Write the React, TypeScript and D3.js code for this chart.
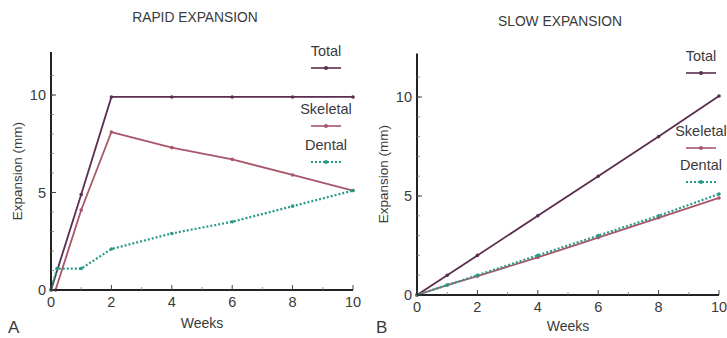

- - -

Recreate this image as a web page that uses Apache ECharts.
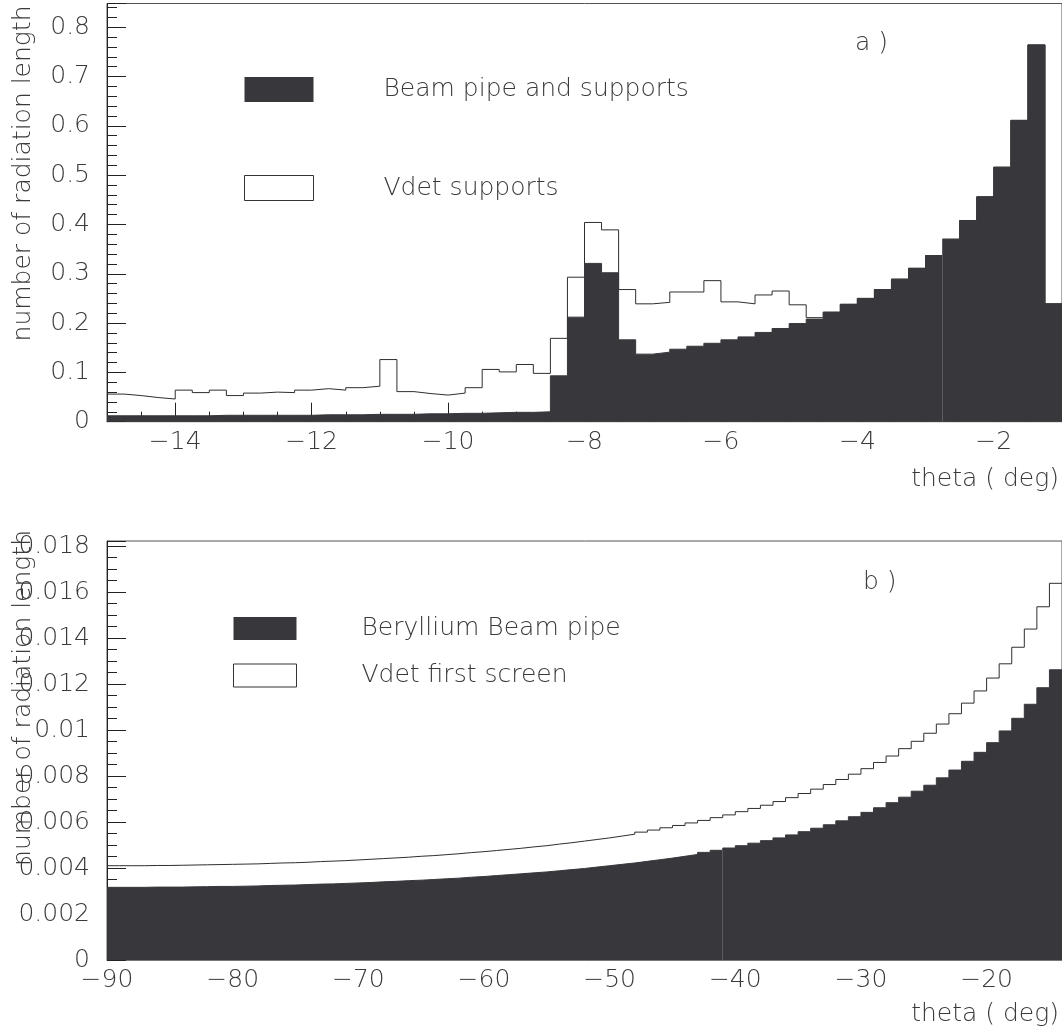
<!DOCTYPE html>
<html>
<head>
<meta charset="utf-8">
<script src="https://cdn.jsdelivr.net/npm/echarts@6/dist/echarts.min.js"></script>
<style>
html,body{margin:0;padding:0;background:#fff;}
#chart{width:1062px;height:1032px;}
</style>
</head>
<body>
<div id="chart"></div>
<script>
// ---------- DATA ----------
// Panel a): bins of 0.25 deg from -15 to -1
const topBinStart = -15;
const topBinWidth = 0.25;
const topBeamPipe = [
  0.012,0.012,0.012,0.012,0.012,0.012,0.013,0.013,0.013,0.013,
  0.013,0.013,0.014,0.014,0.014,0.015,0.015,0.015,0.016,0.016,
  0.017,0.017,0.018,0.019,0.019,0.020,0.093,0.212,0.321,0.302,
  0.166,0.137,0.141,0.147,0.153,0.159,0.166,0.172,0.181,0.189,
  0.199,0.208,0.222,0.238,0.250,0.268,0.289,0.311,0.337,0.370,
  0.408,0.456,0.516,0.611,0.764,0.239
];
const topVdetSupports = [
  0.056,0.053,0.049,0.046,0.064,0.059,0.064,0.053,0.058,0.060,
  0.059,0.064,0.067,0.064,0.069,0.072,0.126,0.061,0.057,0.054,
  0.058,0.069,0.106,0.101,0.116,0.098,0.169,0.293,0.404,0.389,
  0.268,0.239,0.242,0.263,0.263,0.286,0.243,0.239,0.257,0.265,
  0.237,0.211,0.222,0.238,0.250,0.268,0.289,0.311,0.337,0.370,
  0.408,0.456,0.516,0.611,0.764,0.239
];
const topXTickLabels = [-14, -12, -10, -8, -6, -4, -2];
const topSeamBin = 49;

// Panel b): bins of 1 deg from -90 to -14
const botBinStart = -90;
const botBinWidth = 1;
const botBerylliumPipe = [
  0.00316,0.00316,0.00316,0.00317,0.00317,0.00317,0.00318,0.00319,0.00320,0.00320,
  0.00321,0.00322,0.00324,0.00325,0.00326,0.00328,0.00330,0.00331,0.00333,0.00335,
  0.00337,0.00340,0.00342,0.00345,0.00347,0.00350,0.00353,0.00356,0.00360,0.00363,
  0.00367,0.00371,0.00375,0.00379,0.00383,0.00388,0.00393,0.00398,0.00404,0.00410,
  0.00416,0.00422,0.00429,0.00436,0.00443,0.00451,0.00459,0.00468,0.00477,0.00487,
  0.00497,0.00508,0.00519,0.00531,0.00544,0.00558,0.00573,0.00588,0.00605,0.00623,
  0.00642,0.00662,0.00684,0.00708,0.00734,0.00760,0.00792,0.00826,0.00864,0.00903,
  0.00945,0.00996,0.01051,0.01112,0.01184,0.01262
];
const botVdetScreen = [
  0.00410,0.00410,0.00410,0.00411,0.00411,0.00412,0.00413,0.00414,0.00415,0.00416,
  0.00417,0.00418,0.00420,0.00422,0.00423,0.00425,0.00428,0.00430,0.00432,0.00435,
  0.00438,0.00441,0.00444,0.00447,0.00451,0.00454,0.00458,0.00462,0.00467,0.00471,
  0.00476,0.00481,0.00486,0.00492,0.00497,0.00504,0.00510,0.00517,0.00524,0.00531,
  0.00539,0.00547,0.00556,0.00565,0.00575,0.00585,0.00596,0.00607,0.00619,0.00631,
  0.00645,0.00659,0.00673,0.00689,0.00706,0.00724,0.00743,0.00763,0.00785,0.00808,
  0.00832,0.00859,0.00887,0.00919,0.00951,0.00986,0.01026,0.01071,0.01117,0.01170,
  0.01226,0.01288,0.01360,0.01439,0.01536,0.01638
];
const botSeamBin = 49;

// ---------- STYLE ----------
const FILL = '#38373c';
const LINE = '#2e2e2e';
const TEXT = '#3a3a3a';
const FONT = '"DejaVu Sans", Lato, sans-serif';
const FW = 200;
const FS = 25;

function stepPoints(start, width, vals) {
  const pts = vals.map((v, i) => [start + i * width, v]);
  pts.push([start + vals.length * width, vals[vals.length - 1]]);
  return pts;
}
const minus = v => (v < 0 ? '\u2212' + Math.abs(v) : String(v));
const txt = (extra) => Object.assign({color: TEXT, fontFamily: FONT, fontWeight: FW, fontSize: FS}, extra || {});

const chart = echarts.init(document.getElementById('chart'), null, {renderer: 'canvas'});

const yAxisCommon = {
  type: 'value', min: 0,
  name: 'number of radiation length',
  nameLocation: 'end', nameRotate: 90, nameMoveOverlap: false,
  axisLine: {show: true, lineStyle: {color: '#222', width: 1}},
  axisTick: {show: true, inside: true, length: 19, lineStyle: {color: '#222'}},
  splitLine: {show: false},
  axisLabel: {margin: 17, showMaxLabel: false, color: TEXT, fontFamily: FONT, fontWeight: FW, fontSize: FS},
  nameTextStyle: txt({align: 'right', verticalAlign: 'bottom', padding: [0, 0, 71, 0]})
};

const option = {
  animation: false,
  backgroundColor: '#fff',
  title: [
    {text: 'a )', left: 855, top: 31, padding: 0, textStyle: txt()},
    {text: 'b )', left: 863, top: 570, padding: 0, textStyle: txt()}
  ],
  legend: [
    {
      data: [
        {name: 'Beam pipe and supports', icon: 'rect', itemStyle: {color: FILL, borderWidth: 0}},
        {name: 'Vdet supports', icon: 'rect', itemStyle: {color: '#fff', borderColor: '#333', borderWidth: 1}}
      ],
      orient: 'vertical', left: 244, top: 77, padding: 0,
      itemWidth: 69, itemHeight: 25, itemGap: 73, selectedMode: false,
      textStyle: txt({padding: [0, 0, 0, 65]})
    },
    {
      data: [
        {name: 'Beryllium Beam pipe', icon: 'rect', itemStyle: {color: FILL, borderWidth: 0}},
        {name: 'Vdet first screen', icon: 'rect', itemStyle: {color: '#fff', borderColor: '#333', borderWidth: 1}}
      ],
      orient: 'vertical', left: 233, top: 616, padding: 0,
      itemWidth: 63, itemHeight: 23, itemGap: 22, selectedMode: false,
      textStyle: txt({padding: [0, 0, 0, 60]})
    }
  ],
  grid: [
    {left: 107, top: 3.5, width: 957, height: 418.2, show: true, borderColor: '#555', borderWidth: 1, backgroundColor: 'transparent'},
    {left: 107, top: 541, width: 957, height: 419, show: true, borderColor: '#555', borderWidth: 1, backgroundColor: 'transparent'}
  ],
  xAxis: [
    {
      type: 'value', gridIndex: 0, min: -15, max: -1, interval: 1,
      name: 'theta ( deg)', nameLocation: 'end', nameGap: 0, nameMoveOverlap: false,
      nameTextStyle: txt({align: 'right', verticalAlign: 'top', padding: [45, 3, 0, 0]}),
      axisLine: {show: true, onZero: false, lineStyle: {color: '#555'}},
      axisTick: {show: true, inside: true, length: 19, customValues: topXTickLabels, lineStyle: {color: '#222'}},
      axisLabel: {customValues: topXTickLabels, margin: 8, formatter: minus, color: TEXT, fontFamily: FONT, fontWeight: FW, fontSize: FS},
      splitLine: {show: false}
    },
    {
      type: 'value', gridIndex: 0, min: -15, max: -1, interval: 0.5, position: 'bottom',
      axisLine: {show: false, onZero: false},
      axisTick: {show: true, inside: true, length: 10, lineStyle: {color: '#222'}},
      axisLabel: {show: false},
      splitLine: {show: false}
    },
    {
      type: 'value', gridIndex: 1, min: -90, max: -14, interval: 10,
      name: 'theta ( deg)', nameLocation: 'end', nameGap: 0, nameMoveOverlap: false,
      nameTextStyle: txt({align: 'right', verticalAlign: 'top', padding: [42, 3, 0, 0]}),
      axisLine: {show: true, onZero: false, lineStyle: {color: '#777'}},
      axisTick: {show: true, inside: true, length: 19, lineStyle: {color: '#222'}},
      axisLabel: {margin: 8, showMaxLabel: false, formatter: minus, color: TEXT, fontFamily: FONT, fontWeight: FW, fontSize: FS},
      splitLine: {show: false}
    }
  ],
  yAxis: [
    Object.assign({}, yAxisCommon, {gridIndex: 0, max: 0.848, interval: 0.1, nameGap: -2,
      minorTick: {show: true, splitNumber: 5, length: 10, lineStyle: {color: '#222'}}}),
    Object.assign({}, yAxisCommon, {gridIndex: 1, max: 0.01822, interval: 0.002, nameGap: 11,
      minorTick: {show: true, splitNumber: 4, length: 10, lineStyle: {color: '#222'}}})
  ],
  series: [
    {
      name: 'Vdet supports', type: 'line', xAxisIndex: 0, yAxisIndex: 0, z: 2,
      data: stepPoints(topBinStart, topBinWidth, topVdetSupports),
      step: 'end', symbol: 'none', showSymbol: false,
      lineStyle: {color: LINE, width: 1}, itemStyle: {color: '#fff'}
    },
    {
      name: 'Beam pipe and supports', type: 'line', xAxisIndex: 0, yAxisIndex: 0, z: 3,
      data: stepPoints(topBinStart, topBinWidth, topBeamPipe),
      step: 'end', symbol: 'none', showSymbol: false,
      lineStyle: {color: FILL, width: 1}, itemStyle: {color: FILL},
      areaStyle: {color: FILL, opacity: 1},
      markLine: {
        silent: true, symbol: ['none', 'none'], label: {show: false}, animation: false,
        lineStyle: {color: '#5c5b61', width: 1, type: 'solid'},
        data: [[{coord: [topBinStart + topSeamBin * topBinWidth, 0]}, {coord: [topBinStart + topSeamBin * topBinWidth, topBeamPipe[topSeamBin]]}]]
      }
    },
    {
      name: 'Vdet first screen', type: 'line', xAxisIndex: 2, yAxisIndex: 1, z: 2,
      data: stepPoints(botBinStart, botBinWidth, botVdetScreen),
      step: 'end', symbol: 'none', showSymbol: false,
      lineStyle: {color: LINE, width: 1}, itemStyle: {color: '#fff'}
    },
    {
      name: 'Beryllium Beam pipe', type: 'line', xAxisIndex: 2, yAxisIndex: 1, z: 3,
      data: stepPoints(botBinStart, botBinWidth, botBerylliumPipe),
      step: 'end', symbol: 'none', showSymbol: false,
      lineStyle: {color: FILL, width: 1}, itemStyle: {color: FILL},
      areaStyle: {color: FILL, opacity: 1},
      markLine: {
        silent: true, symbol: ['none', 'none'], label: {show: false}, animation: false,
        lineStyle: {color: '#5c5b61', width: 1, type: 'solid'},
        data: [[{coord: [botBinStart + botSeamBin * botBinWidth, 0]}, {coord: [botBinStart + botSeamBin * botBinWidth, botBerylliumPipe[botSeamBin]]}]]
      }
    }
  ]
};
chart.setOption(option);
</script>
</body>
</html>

- - -

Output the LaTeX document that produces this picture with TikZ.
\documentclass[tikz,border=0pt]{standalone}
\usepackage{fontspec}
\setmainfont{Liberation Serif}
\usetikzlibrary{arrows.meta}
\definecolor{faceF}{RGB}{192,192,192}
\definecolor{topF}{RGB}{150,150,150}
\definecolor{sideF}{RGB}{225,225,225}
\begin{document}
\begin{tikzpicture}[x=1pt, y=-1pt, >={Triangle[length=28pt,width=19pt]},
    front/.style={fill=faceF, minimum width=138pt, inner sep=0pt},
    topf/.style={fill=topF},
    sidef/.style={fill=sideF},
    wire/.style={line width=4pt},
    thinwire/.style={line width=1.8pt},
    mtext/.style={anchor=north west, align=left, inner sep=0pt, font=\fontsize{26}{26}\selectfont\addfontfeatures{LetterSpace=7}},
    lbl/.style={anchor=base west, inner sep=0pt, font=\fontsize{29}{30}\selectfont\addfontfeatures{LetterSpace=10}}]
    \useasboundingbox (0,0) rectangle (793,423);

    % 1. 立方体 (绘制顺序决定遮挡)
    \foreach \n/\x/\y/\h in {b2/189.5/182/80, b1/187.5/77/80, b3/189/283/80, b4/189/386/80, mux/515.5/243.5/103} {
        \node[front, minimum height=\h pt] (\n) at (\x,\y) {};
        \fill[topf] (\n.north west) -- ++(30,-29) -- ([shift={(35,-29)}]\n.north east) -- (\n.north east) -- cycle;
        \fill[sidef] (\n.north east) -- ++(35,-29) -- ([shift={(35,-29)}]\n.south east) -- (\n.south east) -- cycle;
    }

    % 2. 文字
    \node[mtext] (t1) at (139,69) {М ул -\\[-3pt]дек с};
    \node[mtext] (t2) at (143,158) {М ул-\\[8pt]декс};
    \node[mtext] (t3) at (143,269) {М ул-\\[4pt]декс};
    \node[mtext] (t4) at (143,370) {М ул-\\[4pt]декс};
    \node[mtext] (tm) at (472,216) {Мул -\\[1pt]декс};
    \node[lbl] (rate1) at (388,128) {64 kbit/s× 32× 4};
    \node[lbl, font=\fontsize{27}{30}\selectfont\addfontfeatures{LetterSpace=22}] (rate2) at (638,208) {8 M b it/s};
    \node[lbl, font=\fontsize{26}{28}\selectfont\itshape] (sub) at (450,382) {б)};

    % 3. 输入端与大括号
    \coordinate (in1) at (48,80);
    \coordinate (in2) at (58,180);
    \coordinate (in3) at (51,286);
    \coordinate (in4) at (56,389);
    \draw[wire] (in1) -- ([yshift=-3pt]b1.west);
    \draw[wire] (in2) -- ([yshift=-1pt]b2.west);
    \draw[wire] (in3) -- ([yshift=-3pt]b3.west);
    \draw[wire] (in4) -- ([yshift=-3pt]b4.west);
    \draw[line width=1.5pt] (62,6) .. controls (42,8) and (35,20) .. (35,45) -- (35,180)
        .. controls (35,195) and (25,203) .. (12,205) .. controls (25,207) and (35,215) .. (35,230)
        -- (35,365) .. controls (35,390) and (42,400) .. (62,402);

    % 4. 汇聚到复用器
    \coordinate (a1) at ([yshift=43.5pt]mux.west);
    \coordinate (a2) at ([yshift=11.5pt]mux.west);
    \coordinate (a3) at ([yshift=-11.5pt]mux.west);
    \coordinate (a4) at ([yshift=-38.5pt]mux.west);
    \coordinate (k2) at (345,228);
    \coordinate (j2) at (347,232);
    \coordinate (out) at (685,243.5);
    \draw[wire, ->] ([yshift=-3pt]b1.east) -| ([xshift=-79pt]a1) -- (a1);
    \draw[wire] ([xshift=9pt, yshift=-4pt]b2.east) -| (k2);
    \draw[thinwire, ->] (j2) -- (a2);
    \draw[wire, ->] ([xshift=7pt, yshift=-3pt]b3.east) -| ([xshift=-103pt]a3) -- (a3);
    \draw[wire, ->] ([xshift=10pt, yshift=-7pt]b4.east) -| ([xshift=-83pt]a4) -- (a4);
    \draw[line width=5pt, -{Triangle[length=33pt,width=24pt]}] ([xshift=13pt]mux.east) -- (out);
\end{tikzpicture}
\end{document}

- - -

Problem to work on: Starting at the line containing "Recreate this image" and stopping after the line containing "const topSeamBin = 49;", give the lines again exactly and leave out every image.

Task solution:
Recreate this image as a web page that uses Apache ECharts.
<!DOCTYPE html>
<html>
<head>
<meta charset="utf-8">
<script src="https://cdn.jsdelivr.net/npm/echarts@6/dist/echarts.min.js"></script>
<style>
html,body{margin:0;padding:0;background:#fff;}
#chart{width:1062px;height:1032px;}
</style>
</head>
<body>
<div id="chart"></div>
<script>
// ---------- DATA ----------
// Panel a): bins of 0.25 deg from -15 to -1
const topBinStart = -15;
const topBinWidth = 0.25;
const topBeamPipe = [
  0.012,0.012,0.012,0.012,0.012,0.012,0.013,0.013,0.013,0.013,
  0.013,0.013,0.014,0.014,0.014,0.015,0.015,0.015,0.016,0.016,
  0.017,0.017,0.018,0.019,0.019,0.020,0.093,0.212,0.321,0.302,
  0.166,0.137,0.141,0.147,0.153,0.159,0.166,0.172,0.181,0.189,
  0.199,0.208,0.222,0.238,0.250,0.268,0.289,0.311,0.337,0.370,
  0.408,0.456,0.516,0.611,0.764,0.239
];
const topVdetSupports = [
  0.056,0.053,0.049,0.046,0.064,0.059,0.064,0.053,0.058,0.060,
  0.059,0.064,0.067,0.064,0.069,0.072,0.126,0.061,0.057,0.054,
  0.058,0.069,0.106,0.101,0.116,0.098,0.169,0.293,0.404,0.389,
  0.268,0.239,0.242,0.263,0.263,0.286,0.243,0.239,0.257,0.265,
  0.237,0.211,0.222,0.238,0.250,0.268,0.289,0.311,0.337,0.370,
  0.408,0.456,0.516,0.611,0.764,0.239
];
const topXTickLabels = [-14, -12, -10, -8, -6, -4, -2];
const topSeamBin = 49;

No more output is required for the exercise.